The listing below must be repeated word for word, with its images excluded.

## begin Source material

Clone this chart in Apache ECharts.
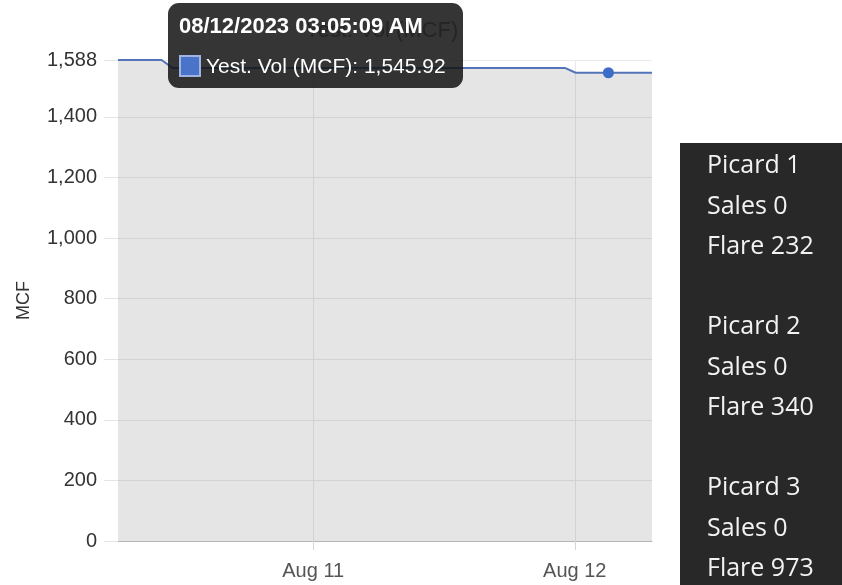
<!DOCTYPE html>
<html>
<head>
<meta charset="utf-8">
<script src="https://cdn.jsdelivr.net/npm/echarts@6/dist/echarts.min.js"></script>
<style>
  html, body { margin: 0; padding: 0; background: #fff; }
  #chart { width: 842px; height: 585px; }
</style>
</head>
<body>
<div id="chart"></div>
<script>
// sample times and yesterday volume (MCF)
var times = ['2023-08-10 06:05:09', '2023-08-10 10:05:09', '2023-08-10 11:05:09',
             '2023-08-11 23:05:09', '2023-08-12 00:05:09', '2023-08-12 03:05:09',
             '2023-08-12 07:05:09'];
var volumes = [1588, 1588, 1562, 1562, 1545.92, 1545.92, 1545.92];
var yMax = 1588;
var hoverIndex = 5;

// side panel
var wells = ['Picard 1', 'Picard 2', 'Picard 3'];
var sales = [0, 0, 0];
var flare = [232, 340, 973];

function pad(n) { return (n < 10 ? '0' : '') + n; }
function tipDate(s) {
    var p = s.split(' ');
    var d = p[0].split('-');
    var t = p[1].split(':');
    var h = +t[0];
    var ap = h < 12 ? 'AM' : 'PM';
    var h12 = h % 12 === 0 ? 12 : h % 12;
    return d[1] + '/' + d[2] + '/' + d[0] + ' ' + pad(h12) + ':' + t[1] + ':' + t[2] + ' ' + ap;
}
function commas(v) {
    return v.toLocaleString('en-US', { minimumFractionDigits: 2, maximumFractionDigits: 2 });
}

var seriesData = times.map(function (t, i) { return [t, volumes[i]]; });

// panel texts
var panel = [{
    type: 'rect',
    shape: { x: 680, y: 143, width: 162, height: 442 },
    style: { fill: '#282828' }
}];
wells.forEach(function (w, i) {
    [w, 'Sales ' + sales[i], 'Flare ' + flare[i]].forEach(function (txt, j) {
        panel.push({
            type: 'text',
            x: 707,
            y: 166 + i * 161 + j * 40.5,
            style: {
                text: txt,
                fill: '#f2f2f2',
                font: '25px "Open Sans", "Noto Sans", sans-serif',
                verticalAlign: 'middle'
            }
        });
    });
});

var chart = echarts.init(document.getElementById('chart'));
chart.setOption({
    animation: false,
    title: {
        text: 'Yest. Vol (MCF)',
        left: 300,
        top: 15,
        textStyle: { color: '#888', fontSize: 22, fontWeight: 'normal', fontFamily: 'Liberation Sans' }
    },
    grid: { left: 118, right: 190, top: 60, bottom: 44 },
    tooltip: {
        trigger: 'axis',
        triggerOn: 'none',
        alwaysShowContent: true,
        axisPointer: { type: 'none' },
        position: [168, 3],
        backgroundColor: 'rgba(20,20,20,0.86)',
        borderWidth: 0,
        padding: [6, 12, 7, 11],
        extraCssText: 'border-radius:11px;box-shadow:none;',
        textStyle: { color: '#fff', fontSize: 21, fontFamily: 'Liberation Sans' },
        formatter: function (params) {
            var i = params[0].dataIndex;
            return '<div style="width:272px;font-weight:bold;font-size:22px;line-height:34px;white-space:nowrap;">' +
                tipDate(times[i]) + '</div>' +
                '<div style="margin-top:8px;line-height:30px;white-space:nowrap;">' +
                '<span style="display:inline-block;box-sizing:border-box;width:22px;height:22px;background:#4a74c9;' +
                'border:2px solid #9fb4e0;vertical-align:-4px;margin-right:5px;"></span>' +
                'Yest. Vol (MCF): ' + commas(volumes[i]) + '</div>';
        }
    },
    xAxis: {
        type: 'time',
        min: times[0],
        max: times[times.length - 1],
        minInterval: 86400000,
        maxInterval: 86400000,
        axisLine: { lineStyle: { color: '#b5b5b5', width: 1 } },
        axisTick: { show: true, length: 9, lineStyle: { color: '#d6d6d6' } },
        splitLine: { show: true, showMinLine: false, showMaxLine: false, lineStyle: { color: '#eaeaea' } },
        axisLabel: {
            color: '#555',
            fontSize: 20,
            fontFamily: 'Liberation Sans',
            margin: 20,
            showMinLabel: false,
            showMaxLabel: false,
            formatter: '{MMM} {d}'
        }
    },
    yAxis: {
        type: 'value',
        name: 'MCF',
        nameLocation: 'middle',
        nameGap: 85,
        nameTextStyle: { color: '#333', fontSize: 18, fontFamily: 'Liberation Sans' },
        min: 0,
        max: yMax,
        interval: 200,
        axisLine: { show: false },
        axisTick: { show: true, length: 14, lineStyle: { color: '#e4e4e4' } },
        splitLine: { show: true, lineStyle: { color: '#eaeaea' } },
        axisLabel: { color: '#333', fontSize: 20, fontFamily: 'Liberation Sans', margin: 21 }
    },
    graphic: panel,
    series: [{
        name: 'Yest. Vol (MCF)',
        type: 'line',
        data: seriesData,
        showSymbol: false,
        symbol: 'circle',
        symbolSize: 11,
        itemStyle: { color: '#3c6cc6' },
        lineStyle: { color: '#4c6aa8', width: 2 },
        areaStyle: { color: 'rgba(0,0,0,0.1)', opacity: 1 },
        emphasis: { scale: false, focus: 'none' }
    }]
});
chart.dispatchAction({ type: 'showTip', seriesIndex: 0, dataIndex: hoverIndex });
</script>
</body>
</html>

## end Source material

Completed exercise:
Clone this chart in Apache ECharts.
<!DOCTYPE html>
<html>
<head>
<meta charset="utf-8">
<script src="https://cdn.jsdelivr.net/npm/echarts@6/dist/echarts.min.js"></script>
<style>
  html, body { margin: 0; padding: 0; background: #fff; }
  #chart { width: 842px; height: 585px; }
</style>
</head>
<body>
<div id="chart"></div>
<script>
// sample times and yesterday volume (MCF)
var times = ['2023-08-10 06:05:09', '2023-08-10 10:05:09', '2023-08-10 11:05:09',
             '2023-08-11 23:05:09', '2023-08-12 00:05:09', '2023-08-12 03:05:09',
             '2023-08-12 07:05:09'];
var volumes = [1588, 1588, 1562, 1562, 1545.92, 1545.92, 1545.92];
var yMax = 1588;
var hoverIndex = 5;

// side panel
var wells = ['Picard 1', 'Picard 2', 'Picard 3'];
var sales = [0, 0, 0];
var flare = [232, 340, 973];

function pad(n) { return (n < 10 ? '0' : '') + n; }
function tipDate(s) {
    var p = s.split(' ');
    var d = p[0].split('-');
    var t = p[1].split(':');
    var h = +t[0];
    var ap = h < 12 ? 'AM' : 'PM';
    var h12 = h % 12 === 0 ? 12 : h % 12;
    return d[1] + '/' + d[2] + '/' + d[0] + ' ' + pad(h12) + ':' + t[1] + ':' + t[2] + ' ' + ap;
}
function commas(v) {
    return v.toLocaleString('en-US', { minimumFractionDigits: 2, maximumFractionDigits: 2 });
}

var seriesData = times.map(function (t, i) { return [t, volumes[i]]; });

// panel texts
var panel = [{
    type: 'rect',
    shape: { x: 680, y: 143, width: 162, height: 442 },
    style: { fill: '#282828' }
}];
wells.forEach(function (w, i) {
    [w, 'Sales ' + sales[i], 'Flare ' + flare[i]].forEach(function (txt, j) {
        panel.push({
            type: 'text',
            x: 707,
            y: 166 + i * 161 + j * 40.5,
            style: {
                text: txt,
                fill: '#f2f2f2',
                font: '25px "Open Sans", "Noto Sans", sans-serif',
                verticalAlign: 'middle'
            }
        });
    });
});

var chart = echarts.init(document.getElementById('chart'));
chart.setOption({
    animation: false,
    title: {
        text: 'Yest. Vol (MCF)',
        left: 300,
        top: 15,
        textStyle: { color: '#888', fontSize: 22, fontWeight: 'normal', fontFamily: 'Liberation Sans' }
    },
    grid: { left: 118, right: 190, top: 60, bottom: 44 },
    tooltip: {
        trigger: 'axis',
        triggerOn: 'none',
        alwaysShowContent: true,
        axisPointer: { type: 'none' },
        position: [168, 3],
        backgroundColor: 'rgba(20,20,20,0.86)',
        borderWidth: 0,
        padding: [6, 12, 7, 11],
        extraCssText: 'border-radius:11px;box-shadow:none;',
        textStyle: { color: '#fff', fontSize: 21, fontFamily: 'Liberation Sans' },
        formatter: function (params) {
            var i = params[0].dataIndex;
            return '<div style="width:272px;font-weight:bold;font-size:22px;line-height:34px;white-space:nowrap;">' +
                tipDate(times[i]) + '</div>' +
                '<div style="margin-top:8px;line-height:30px;white-space:nowrap;">' +
                '<span style="display:inline-block;box-sizing:border-box;width:22px;height:22px;background:#4a74c9;' +
                'border:2px solid #9fb4e0;vertical-align:-4px;margin-right:5px;"></span>' +
                'Yest. Vol (MCF): ' + commas(volumes[i]) + '</div>';
        }
    },
    xAxis: {
        type: 'time',
        min: times[0],
        max: times[times.length - 1],
        minInterval: 86400000,
        maxInterval: 86400000,
        axisLine: { lineStyle: { color: '#b5b5b5', width: 1 } },
        axisTick: { show: true, length: 9, lineStyle: { color: '#d6d6d6' } },
        splitLine: { show: true, showMinLine: false, showMaxLine: false, lineStyle: { color: '#eaeaea' } },
        axisLabel: {
            color: '#555',
            fontSize: 20,
            fontFamily: 'Liberation Sans',
            margin: 20,
            showMinLabel: false,
            showMaxLabel: false,
            formatter: '{MMM} {d}'
        }
    },
    yAxis: {
        type: 'value',
        name: 'MCF',
        nameLocation: 'middle',
        nameGap: 85,
        nameTextStyle: { color: '#333', fontSize: 18, fontFamily: 'Liberation Sans' },
        min: 0,
        max: yMax,
        interval: 200,
        axisLine: { show: false },
        axisTick: { show: true, length: 14, lineStyle: { color: '#e4e4e4' } },
        splitLine: { show: true, lineStyle: { color: '#eaeaea' } },
        axisLabel: { color: '#333', fontSize: 20, fontFamily: 'Liberation Sans', margin: 21 }
    },
    graphic: panel,
    series: [{
        name: 'Yest. Vol (MCF)',
        type: 'line',
        data: seriesData,
        showSymbol: false,
        symbol: 'circle',
        symbolSize: 11,
        itemStyle: { color: '#3c6cc6' },
        lineStyle: { color: '#4c6aa8', width: 2 },
        areaStyle: { color: 'rgba(0,0,0,0.1)', opacity: 1 },
        emphasis: { scale: false, focus: 'none' }
    }]
});
chart.dispatchAction({ type: 'showTip', seriesIndex: 0, dataIndex: hoverIndex });
</script>
</body>
</html>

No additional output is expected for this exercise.